The Independent Review Panel said the agency had issues with communications that prevented the Secret Service from communicating with local and state law enforcement, the same conclusion that other investigations made, the AP reported.

The Secret Service also did not secure the building that would become the perch for Crooks to target Trump. The building had a clear line of sight to the stage where the former president spoke during the rally.

NBC News reported, “The panel has encountered some evidence that Trump Campaign staff expressed resistance regarding the placement of certain heavy equipment and/or vehicles at the site.” The equipment or vehicles could have blocked Crooks’ line of sight.

But in the end, it was the Secret Service’s duty to make the call, the panel found.

“The failure to secure a complex of buildings, portions of which were within approximately 130 yards of the protectee and containing numerous positions carrying high-angle line of sight risk, represents a critical security failure,” the report said, according to the AP.

It also said the Secret Service did not ask local law enforcement what was done to secure the building. The federal agency assumed local officials secured the area.

“Relying on a general understanding that ‘the locals have that area covered’ is simply not good enough and, in fact, at Butler this attitude contributed to the security failure,” the panel said.

The Secret Service and local law enforcement had separate command posts at the rally, which “created, at the highest level, a structural divide in the flow of communications,” adding that a patchwork of radio, cell phone, text and e-mail was used to communicate and at one time, radio signals from a separate event featuring first lady Jill Biden in Pittsburgh were bleeding into the conversation at the Butler location, necessitating the changing of radio channels at the Trump event, the AP reported.

The panel also blamed issues within the culture of the agency, working under the impression that it had to “do more with less,” which affected how it conducted its mission to protect the former president, among others. The panel said that measures taken after July 13 should have been put in place before the assassination attempt.

NBC News reported the agency’s budget nearly doubled over the past 10 years, from $1.4 billion in 2014 to more than $3 billion now. It also increased staffing by almost 25%, employing more than 8,100 people including 3,200 special agents and 1,300 uniformed officers, according to the Secret Service’s website.

“Even an unlimited budget would not, by itself, remediate many of the failures of July 13,” the panel said, according to NBC News.

“To be clear, the Panel did not identify any nefarious or malicious intent behind this phenomenon, but rather an overreliance on assigning personnel based on categories (former, candidate, nominee) instead of an individualized assessment of risk,” the report said, according to the AP.

The panel said there was “back and forth” between Trump’s security detail and headquarters on how many people the mission needed.
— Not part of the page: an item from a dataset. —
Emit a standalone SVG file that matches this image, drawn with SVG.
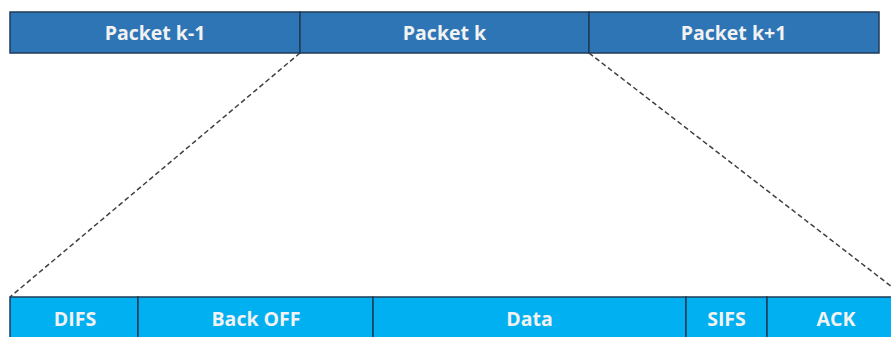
<svg xmlns="http://www.w3.org/2000/svg" width="891" height="337" viewBox="0 0 891 337">
  <style>
    .top { fill: #2E75B6; stroke: #1F3B57; stroke-width: 1.5; }
    .bot { fill: #00B0F0; stroke: #1F3B57; stroke-width: 1.5; }
    .lbl { font-family: "Open Sans", "Liberation Sans", sans-serif; font-weight: bold; font-size: 19.5px; fill: #F2F2F2; text-anchor: middle; dominant-baseline: central; }
    .dash { stroke: #404040; stroke-width: 1.5; stroke-dasharray: 5 3; fill: none; }
  </style>
  <rect width="891" height="337" fill="#FFFFFF"/>

  <!-- connectors: zoom lines from packet k to its frame breakdown -->
  <g id="connectors">
    <line class="dash" x1="300" y1="53" x2="10" y2="297"/>
    <line class="dash" x1="589" y1="53" x2="905" y2="297"/>
  </g>

  <!-- packet sequence -->
  <g id="packet-k-1">
    <rect class="top" x="10" y="12" width="290" height="41"/>
    <text class="lbl" x="155" y="32.5">Packet k-1</text>
  </g>
  <g id="packet-k">
    <rect class="top" x="300" y="12" width="289" height="41"/>
    <text class="lbl" x="444.5" y="32.5">Packet k</text>
  </g>
  <g id="packet-k+1">
    <rect class="top" x="589" y="12" width="290" height="41"/>
    <text class="lbl" x="733.5" y="32.5">Packet k+1</text>
  </g>

  <!-- frame exchange of packet k -->
  <g id="difs">
    <rect class="bot" x="10" y="297" width="128" height="50"/>
    <text class="lbl" x="75" y="318.5">DIFS</text>
  </g>
  <g id="backoff">
    <rect class="bot" x="138" y="297" width="235" height="50"/>
    <text class="lbl" x="256" y="318.5">Back OFF</text>
  </g>
  <g id="data">
    <rect class="bot" x="373" y="297" width="313" height="50"/>
    <text class="lbl" x="529.5" y="318.5">Data</text>
  </g>
  <g id="sifs">
    <rect class="bot" x="686" y="297" width="81" height="50"/>
    <text class="lbl" x="726.5" y="318.5">SIFS</text>
  </g>
  <g id="ack">
    <rect class="bot" x="767" y="297" width="140" height="50"/>
    <text class="lbl" x="836" y="318.5">ACK</text>
  </g>
</svg>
They also said some senior-level staff did not own the mission, pointing out that one senior agent whose job was communication coordination, did not walk the grounds before the event and did not brief their state police counterpart about communication management.

Two agents were also found to be inexperienced, including one on Trump’s detail that was to coordinate with the Pittsburgh field office. The agent graduated from the Secret Service academy in 2020 and had been on Trump’s detail since 2023, but before the July 13 event only done “minimal previous site advance work or site security planning.”

The other agent who was said to be inexperienced ran the drone detection system and had only used it twice before, which had been previously reported.

The Secret Service did not respond to NBC News’ request for a comment on the investigation’s report but had said in the past, that it “developed a plan for an agency-wide paradigm shift” to address known issues.

“The increasing demand placed on the agency during this dynamic threat environment has resulted in our people being pushed to the limit,” Anthony Guglielmi, Secret Service chief of communications said, according to NBC News. “We recognize that this is not sustainable, and we cannot risk another mission failure.”

The panel made the following recommendations, according to the AP:

  • Unified command post for Secret Service and local law enforcement in one location.
  • Overhead surveillance for outdoor events.
  • Plans must include mitigation for line-of-sight locations up to 1,000 yards.
  • More training.

If “fundamental reform” is not done, the panel said, there will be another security failure, NBC News reported.